Monday June 17, 2024

End the impunity

By Editorial Board
November 02, 2021

We have a lot to be sombre about this International Day to End Impunity for Crimes against Journalists. Pakistan is often described as the most dangerous place in the world for journalists and most of those killed are reporters who struggle to make ends meet and work in the most dangerous parts of the country. Unfortunately, successive governments have shown little interest in providing them security. According to the IFJ, 138 journalists in Pakistan have been killed since 1990. In very few cases have the perpetrators been brought to justice or held responsible for their acts. This is a dangerous situation.
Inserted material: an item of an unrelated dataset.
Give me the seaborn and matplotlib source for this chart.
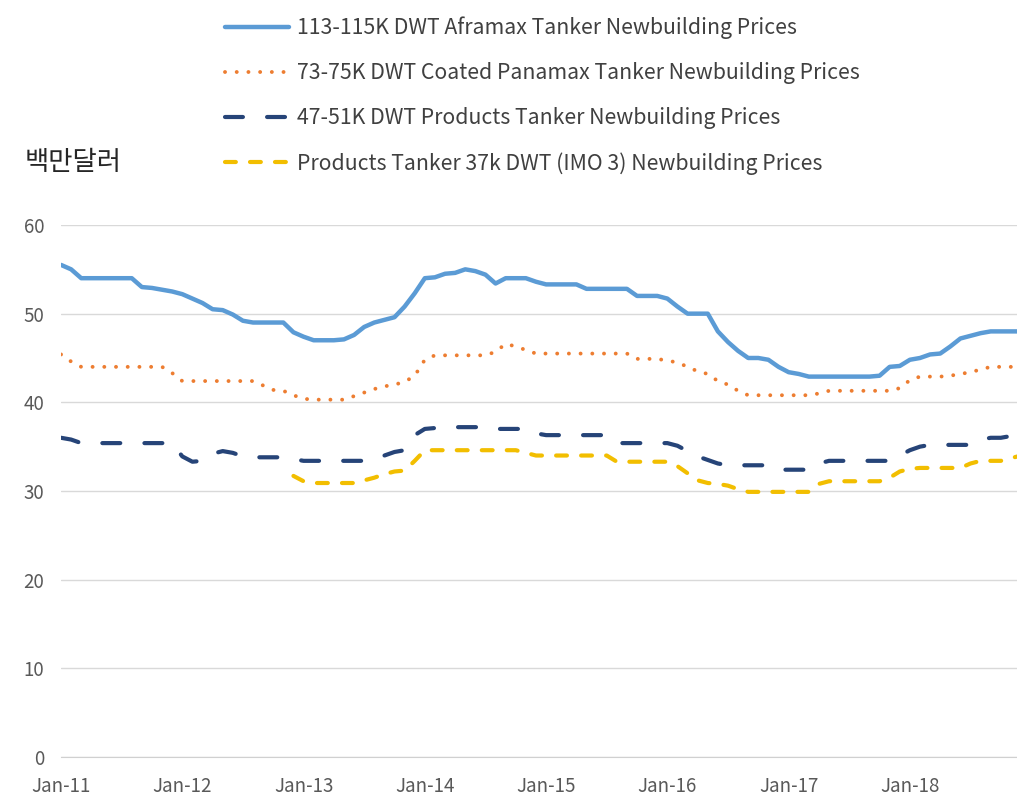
import numpy as np
import pandas as pd
import matplotlib as mpl
import matplotlib.pyplot as plt
import seaborn as sns

import warnings
warnings.filterwarnings("ignore")

# 월별 신조선가 (2011.01 ~ 2018.12), 단위: 백만달러
months = pd.date_range('2011-01-01', '2018-12-01', freq='MS')

aframax = [55.5, 55.0, 54.0, 54.0, 54.0, 54.0, 54.0, 54.0, 53.0, 52.9, 52.7, 52.5,
           52.2, 51.7, 51.2, 50.5, 50.4, 49.9, 49.2, 49.0, 49.0, 49.0, 49.0, 47.9,
           47.4, 47.0, 47.0, 47.0, 47.1, 47.6, 48.5, 49.0, 49.3, 49.6, 50.8, 52.3,
           54.0, 54.1, 54.5, 54.6, 55.0, 54.8, 54.4, 53.4, 54.0, 54.0, 54.0, 53.6,
           53.3, 53.3, 53.3, 53.3, 52.8, 52.8, 52.8, 52.8, 52.8, 52.0, 52.0, 52.0,
           51.7, 50.8, 50.0, 50.0, 50.0, 48.0, 46.8, 45.8, 45.0, 45.0, 44.8, 44.0,
           43.4, 43.2, 42.9, 42.9, 42.9, 42.9, 42.9, 42.9, 42.9, 43.0, 44.0, 44.1,
           44.8, 45.0, 45.4, 45.5, 46.3, 47.2, 47.5, 47.8, 48.0, 48.0, 48.0, 48.0]

panamax = [45.4, 44.6, 44.0, 44.0, 44.0, 44.0, 44.0, 44.0, 44.0, 44.0, 44.0, 43.3,
           42.4, 42.4, 42.4, 42.4, 42.4, 42.4, 42.4, 42.4, 41.9, 41.4, 41.3, 40.8,
           40.4, 40.3, 40.3, 40.3, 40.3, 40.7, 41.1, 41.5, 41.8, 42.0, 42.3, 43.0,
           44.8, 45.3, 45.3, 45.3, 45.3, 45.3, 45.3, 45.7, 46.6, 46.3, 45.9, 45.5,
           45.5, 45.5, 45.5, 45.5, 45.5, 45.5, 45.5, 45.5, 45.5, 44.9, 44.9, 44.9,
           44.7, 44.5, 44.0, 43.5, 43.2, 42.4, 42.0, 41.3, 40.8, 40.8, 40.8, 40.8,
           40.8, 40.8, 40.8, 41.0, 41.3, 41.3, 41.3, 41.3, 41.3, 41.3, 41.3, 41.6,
           42.5, 42.9, 42.9, 42.9, 43.0, 43.2, 43.4, 43.7, 44.0, 44.0, 44.0, 44.0]

products_51k = [36.0, 35.8, 35.4, 35.4, 35.4, 35.4, 35.4, 35.4, 35.4, 35.4, 35.4, 35.4,
                33.9, 33.3, 33.4, 34.2, 34.5, 34.3, 33.9, 33.8, 33.8, 33.8, 33.8, 33.6,
                33.4, 33.4, 33.4, 33.4, 33.4, 33.4, 33.4, 33.6, 34.0, 34.4, 34.6, 36.3,
                37.0, 37.1, 37.2, 37.2, 37.2, 37.2, 37.2, 37.0, 37.0, 37.0, 37.0, 36.5,
                36.3, 36.3, 36.3, 36.3, 36.3, 36.3, 36.3, 35.4, 35.4, 35.4, 35.4, 35.4,
                35.4, 35.1, 34.5, 33.9, 33.5, 33.1, 32.9, 32.9, 32.9, 32.9, 32.9, 32.4,
                32.4, 32.4, 32.4, 33.1, 33.4, 33.4, 33.4, 33.4, 33.4, 33.4, 33.4, 34.0,
                34.6, 35.0, 35.2, 35.2, 35.2, 35.2, 35.2, 35.8, 36.0, 36.0, 36.2, 36.5]

products_37k = [None] * 23 + [
                31.7,
                31.1, 30.9, 30.9, 30.9, 30.9, 30.9, 31.2, 31.5, 31.9, 32.2, 32.3, 33.4,
                34.6, 34.6, 34.6, 34.6, 34.6, 34.6, 34.6, 34.6, 34.6, 34.6, 34.3, 34.0,
                34.0, 34.0, 34.0, 34.0, 34.0, 34.0, 34.0, 33.3, 33.3, 33.3, 33.3, 33.3,
                33.3, 32.8, 32.0, 31.2, 30.9, 30.8, 30.6, 30.2, 29.9, 29.9, 29.9, 29.9,
                29.9, 29.9, 29.9, 30.8, 31.1, 31.1, 31.1, 31.1, 31.1, 31.1, 31.5, 32.2,
                32.5, 32.6, 32.6, 32.6, 32.6, 32.6, 33.1, 33.4, 33.4, 33.4, 33.7, 34.0]

labels = ['113-115K DWT Aframax Tanker Newbuilding Prices',
          '73-75K DWT Coated Panamax Tanker Newbuilding Prices',
          '47-51K DWT Products Tanker Newbuilding Prices',
          'Products Tanker 37k DWT (IMO 3) Newbuilding Prices']
tick_labels = ['Jan-11', 'Jan-12', 'Jan-13', 'Jan-14', 'Jan-15', 'Jan-16', 'Jan-17', 'Jan-18']

df = pd.DataFrame({'month': np.arange(len(months)),
                   'aframax': aframax,
                   'panamax': panamax,
                   'p51': products_51k,
                   'p37': np.array(products_37k, dtype=float)})

sns.set_style('white')
plt.rcParams['font.family'] = ['Noto Sans CJK KR', 'DejaVu Sans']
mpl.rcParams['axes.unicode_minus'] = False

fig = plt.figure(figsize=(10.17, 7.99), dpi=100)
ax = fig.add_axes([0.060, 0.0526, 0.940, 0.6658])

sns.lineplot(data=df, x='month', y='aframax', ax=ax, color='#5B9BD5', linewidth=3.2,
             label=labels[0])
sns.lineplot(data=df, x='month', y='panamax', ax=ax, color='#ED7D31', linewidth=2.8,
             linestyle=(0, (0.01, 3.0)), dash_capstyle='round', label=labels[1])
sns.lineplot(data=df, x='month', y='p51', ax=ax, color='#264478', linewidth=3,
             linestyle=(0, (4.3, 5.8)), dash_capstyle='round', label=labels[2])
sns.lineplot(data=df, x='month', y='p37', ax=ax, color='#F2BE00', linewidth=3,
             linestyle=(0, (2.6, 3.4)), dash_capstyle='round', label=labels[3])

# 축 꾸미기
ax.set_xlim(0, 94.6)
ax.set_ylim(0, 60)
ax.set_yticks(range(0, 61, 10))
ax.set_xticks(range(0, 96, 12))
ax.set_xticklabels(tick_labels)
ax.set_xlabel('')
ax.set_ylabel('')
ax.grid(axis='y', color='#d9d9d9', linewidth=1)
for side in ['top', 'right', 'left']:
    ax.spines[side].set_visible(False)
ax.spines['bottom'].set_color('#d0d0d0')
ax.tick_params(axis='y', length=0, pad=12, labelsize=13.5, labelcolor='#595959')
ax.tick_params(axis='x', length=4, width=1, color='#d0d0d0', pad=10, labelsize=13.5,
               labelcolor='#595959')

handles, labs = ax.get_legend_handles_labels()
ax.legend_.remove()
fig.legend(handles, labs, loc='upper left', bbox_to_anchor=(225 / 1017, 0.979), frameon=False,
           fontsize=15.3, handlelength=3.0, handletextpad=0.4, labelspacing=1.08,
           borderpad=0, borderaxespad=0, labelcolor='#404040')

fig.text(0.024, 1 - 163 / 799, '백만달러', fontsize=19, va='center', ha='left', color='#262626')

plt.savefig('out.png', dpi=100)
Freedom Network, another local watchdog group, has also noted that journalists are given less and less space in which to operate; 56 percent of the two dozen or so journalists who have come under the attention of the Pakistan Electronic Crimes Act (PECA) have faced harassment or threats of one kind or the other, and in some cases encountered criminal charges. There have been increasing concerns about journalists being subjected to harassment online. Last year, a joint statement by women journalists in the country had spoken of the vicious attacks they face online. The most recent case of the manner in which journalists are attacked and subjected to hostile abuse was seen in the attacks on Asma Shirazi. This is becoming a regular problem.

There are other accounts which crop up regularly of reporters and social media bloggers being ‘picked up’. In none of these cases has there been any effort to ensure that those responsible for these acts are either identified or brought to face the law of the land. The impunity is virtually unrestrained. The situation has grown markedly worse over the past few years, with consistent use of repressive measures by non-state and state actors constraining the working environment for media professionals in the country.

There is a need to remind the government that the treatment meted out to journalists directly reflects the state of democracy and freedom of expression in any country, and that the constitution of Pakistan grants the right of free expression to every citizen of the country, including journalists. It is time these laws were indeed respected and impunity for those who commit crimes against journalists brought to an end. Until the government starts respecting the role the media plays in such trying circumstances, journalists will continue to pay the ultimate price for doing their jobs. We reiterate: a society where journalists continue to be silenced with impunity is a society that is afraid of asking critical questions. Pakistan must reaffirm its commitment to the safety of journalists by solving the unresolved crimes against journalists in the country.